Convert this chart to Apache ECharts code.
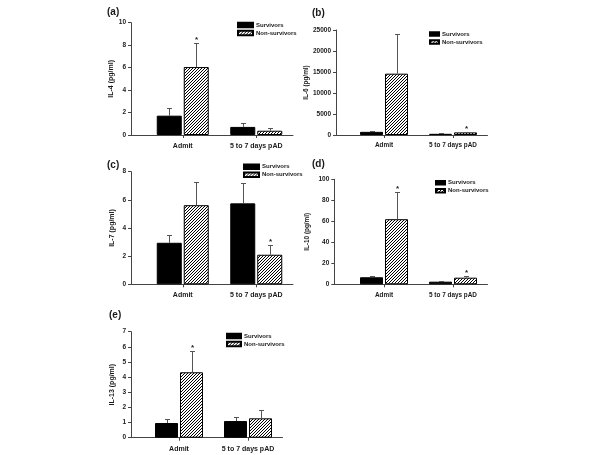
<!DOCTYPE html>
<html><head><meta charset="utf-8">
<script src="https://cdn.jsdelivr.net/npm/echarts@6/dist/echarts.min.js"></script>
<style>html,body{margin:0;padding:0;background:#fff}#c{width:600px;height:455px}</style>
</head><body><div id="c"></div>
<script>
// ---------- data ----------
const categories = ['Admit', '5 to 7 days pAD'];
const groups = ['Survivors', 'Non-survivors'];
const panelLabels = ['(a)', '(b)', '(c)', '(d)', '(e)'];
const yNames = ['IL-4 (pg/ml)', 'IL-6 (pg/ml)', 'IL-7 (pg/ml)', 'IL-10 (pg/ml)', 'IL-13 (pg/ml)'];
const yMax = [10, 25000, 8, 100, 7];
const yStep = [2, 5000, 2, 20, 1];

const il4Surv = [1.72, 0.72],   il4SurvErr = [0.71, 0.32];
const il4Non = [6.05, 0.38],    il4NonErr = [2.1, 0.2];
const il4Star = [0, 0],         il4NonStar = [1, 0];

const il6Surv = [750, 280],     il6SurvErr = [300, 80];
const il6Non = [14600, 620],    il6NonErr = [9400, 170];
const il6Star = [0, 0],         il6NonStar = [0, 1];

const il7Surv = [2.95, 5.75],   il7SurvErr = [0.55, 1.45];
const il7Non = [5.62, 2.1],     il7NonErr = [1.68, 0.7];
const il7Star = [0, 0],         il7NonStar = [0, 1];

const il10Surv = [6.7, 2.5],    il10SurvErr = [1.0, 0.8];
const il10Non = [62, 6.3],      il10NonErr = [26, 1.4];
const il10Star = [0, 0],        il10NonStar = [1, 1];

const il13Surv = [0.97, 1.1],   il13SurvErr = [0.24, 0.24];
const il13Non = [4.32, 1.28],   il13NonErr = [1.41, 0.52];
const il13Star = [0, 0],        il13NonStar = [1, 0];

const panelData = [
  [il4Surv, il4SurvErr, il4Star, il4Non, il4NonErr, il4NonStar],
  [il6Surv, il6SurvErr, il6Star, il6Non, il6NonErr, il6NonStar],
  [il7Surv, il7SurvErr, il7Star, il7Non, il7NonErr, il7NonStar],
  [il10Surv, il10SurvErr, il10Star, il10Non, il10NonErr, il10NonStar],
  [il13Surv, il13SurvErr, il13Star, il13Non, il13NonErr, il13NonStar]
];

// ---------- layout (pixels) ----------
const layout = [
  {ax:131,   l:146,   r:293,   t:22.7,  b:135,   bw:25, gap:2, fs:7,   lab:[107,7],   leg:[237,21,15,4.5], ng:15.5},
  {ax:336,   l:349.5, r:487.5, t:30,    b:135,   bw:23, gap:2, fs:6.4, lab:[312,8],   leg:[429,30,9,3.5],  ng:27},
  {ax:131,   l:146,   r:293,   t:171.7, b:284.3, bw:25, gap:2, fs:7,   lab:[107,160], leg:[243,162.7,15,4.5], ng:15.5},
  {ax:334.3, l:349.5, r:487.5, t:179.3, b:284.3, bw:23, gap:2, fs:6.4, lab:[312,159], leg:[435,178.7,9,3.5], ng:24},
  {ax:131,   l:144.5, r:282.5, t:331.7, b:437.7, bw:23, gap:2, fs:7,   lab:[109,310], leg:[226,332,14,4.5], ng:15.5}
];

const FONT = 'Liberation Sans, Arial, sans-serif';
const TXT = '#1a1a1a';
const AXC = '#444';

// hatch pattern
const hatch = document.createElement('canvas');
hatch.width = 3; hatch.height = 3;
(function () {
  const g = hatch.getContext('2d');
  g.fillStyle = '#fff'; g.fillRect(0, 0, 3, 3);
  g.fillStyle = '#000';
  for (let i = 0; i < 3; i++) g.fillRect(i, 2 - i, 1, 1);
})();
const hatchFill = {image: hatch, repeat: 'repeat'};

function errRender(bw, gap) {
  return function (params, api) {
    const cat = api.value(0), s = api.value(1), v = api.value(2), e = api.value(3), star = api.value(4);
    const base = api.coord([cat, v]);
    const top = api.coord([cat, v + e]);
    const dx = (s === 0 ? -1 : 1) * (bw + gap) / 2;
    const x = Math.round(base[0] + dx) + 0.5;
    const ty = Math.round(top[1]) + 0.5;
    const ch = [
      {type: 'line', shape: {x1: x, y1: base[1], x2: x, y2: ty}, style: {stroke: '#555', lineWidth: 1}},
      {type: 'line', shape: {x1: x - 2.5, y1: ty, x2: x + 2.5, y2: ty}, style: {stroke: '#555', lineWidth: 1}}
    ];
    if (star) ch.push({type: 'text', style: {text: '*', x: x, y: ty - 4, align: 'center', verticalAlign: 'middle',
      font: 'bold 8px ' + FONT, fill: TXT}});
    return {type: 'group', children: ch};
  };
}

const grid = [], xAxis = [], yAxis = [], series = [], legend = [], title = [];
layout.forEach((L, i) => {
  const [surv, survErr, survStar, non, nonErr, nonStar] = panelData[i];
  const h = L.b - L.t;
  const gi = 2 * i, go = 2 * i + 1;
  grid.push({left: L.l, top: L.t, width: L.r - L.l, height: h});
  grid.push({left: L.ax, top: L.t, width: L.r - L.ax, height: h});
  xAxis.push({type: 'category', gridIndex: gi, data: categories, boundaryGap: true,
    axisLine: {show: false},
    axisTick: {show: true, alignWithLabel: true, length: 3, lineStyle: {color: AXC}},
    axisLabel: {interval: 0, margin: 7.5, fontSize: L.fs, fontWeight: 'bold', fontFamily: FONT, color: TXT},
    splitLine: {show: false}});
  xAxis.push({type: 'value', gridIndex: go, min: 0, max: 1,
    axisLine: {show: true, onZero: false, lineStyle: {color: AXC, width: 1}},
    axisTick: {show: false}, axisLabel: {show: false}, splitLine: {show: false}});
  yAxis.push({type: 'value', gridIndex: gi, min: 0, max: yMax[i], interval: yStep[i], show: false});
  yAxis.push({type: 'value', gridIndex: go, min: 0, max: yMax[i], interval: yStep[i],
    name: yNames[i], nameLocation: 'middle', nameGap: L.ng,
    nameTextStyle: {fontSize: L.fs, fontWeight: 'bold', fontFamily: FONT, color: TXT},
    axisLine: {show: true, lineStyle: {color: AXC, width: 1}},
    axisTick: {show: true, inside: false, length: 3, lineStyle: {color: AXC}},
    axisLabel: {margin: 5, fontSize: 6.5, fontWeight: 'bold', fontFamily: FONT, color: TXT,
      formatter: v => String(v)},
    splitLine: {show: false}});
  const pct = (L.gap / L.bw * 100) + '%';
  series.push({type: 'bar', name: groups[0], xAxisIndex: gi, yAxisIndex: gi, data: surv,
    barWidth: L.bw, barGap: pct, itemStyle: {color: '#000', borderColor: '#000', borderWidth: 1}, silent: true});
  series.push({type: 'bar', name: groups[1], xAxisIndex: gi, yAxisIndex: gi, data: non,
    barWidth: L.bw, barGap: pct, itemStyle: {color: hatchFill, borderColor: '#000', borderWidth: 1}, silent: true});
  const errData = [];
  for (let c = 0; c < categories.length; c++) {
    errData.push([c, 0, surv[c], survErr[c], survStar[c]]);
    errData.push([c, 1, non[c], nonErr[c], nonStar[c]]);
  }
  series.push({type: 'custom', xAxisIndex: gi, yAxisIndex: gi, data: errData, z: 5, silent: true,
    renderItem: errRender(L.bw, L.gap), encode: {x: 0, y: 2}});
  legend.push({data: groups, orient: 'vertical', left: L.leg[0], top: L.leg[1], padding: 0,
    itemWidth: L.leg[2], itemHeight: L.leg[3], itemGap: 0, icon: 'rect', selectedMode: false,
    textStyle: {fontSize: 6, fontWeight: 'bold', fontFamily: FONT, color: TXT, lineHeight: 8, padding: [0, 0, 0, -2]}});
  title.push({text: panelLabels[i], left: L.lab[0], top: L.lab[1], padding: 0,
    textStyle: {fontSize: 10, fontWeight: 'bold', fontFamily: FONT, color: TXT}});
});

const chart = echarts.init(document.getElementById('c'), null, {renderer: 'canvas'});
chart.setOption({backgroundColor: '#fff', animation: false, grid, xAxis, yAxis, series, legend, title});
</script></body></html>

===============

Reproduce the material above exactly, first line through the line that contains "il10NonStar = [1, 1];", minus the pictures.

Convert this chart to Apache ECharts code.
<!DOCTYPE html>
<html><head><meta charset="utf-8">
<script src="https://cdn.jsdelivr.net/npm/echarts@6/dist/echarts.min.js"></script>
<style>html,body{margin:0;padding:0;background:#fff}#c{width:600px;height:455px}</style>
</head><body><div id="c"></div>
<script>
// ---------- data ----------
const categories = ['Admit', '5 to 7 days pAD'];
const groups = ['Survivors', 'Non-survivors'];
const panelLabels = ['(a)', '(b)', '(c)', '(d)', '(e)'];
const yNames = ['IL-4 (pg/ml)', 'IL-6 (pg/ml)', 'IL-7 (pg/ml)', 'IL-10 (pg/ml)', 'IL-13 (pg/ml)'];
const yMax = [10, 25000, 8, 100, 7];
const yStep = [2, 5000, 2, 20, 1];

const il4Surv = [1.72, 0.72],   il4SurvErr = [0.71, 0.32];
const il4Non = [6.05, 0.38],    il4NonErr = [2.1, 0.2];
const il4Star = [0, 0],         il4NonStar = [1, 0];

const il6Surv = [750, 280],     il6SurvErr = [300, 80];
const il6Non = [14600, 620],    il6NonErr = [9400, 170];
const il6Star = [0, 0],         il6NonStar = [0, 1];

const il7Surv = [2.95, 5.75],   il7SurvErr = [0.55, 1.45];
const il7Non = [5.62, 2.1],     il7NonErr = [1.68, 0.7];
const il7Star = [0, 0],         il7NonStar = [0, 1];

const il10Surv = [6.7, 2.5],    il10SurvErr = [1.0, 0.8];
const il10Non = [62, 6.3],      il10NonErr = [26, 1.4];
const il10Star = [0, 0],        il10NonStar = [1, 1];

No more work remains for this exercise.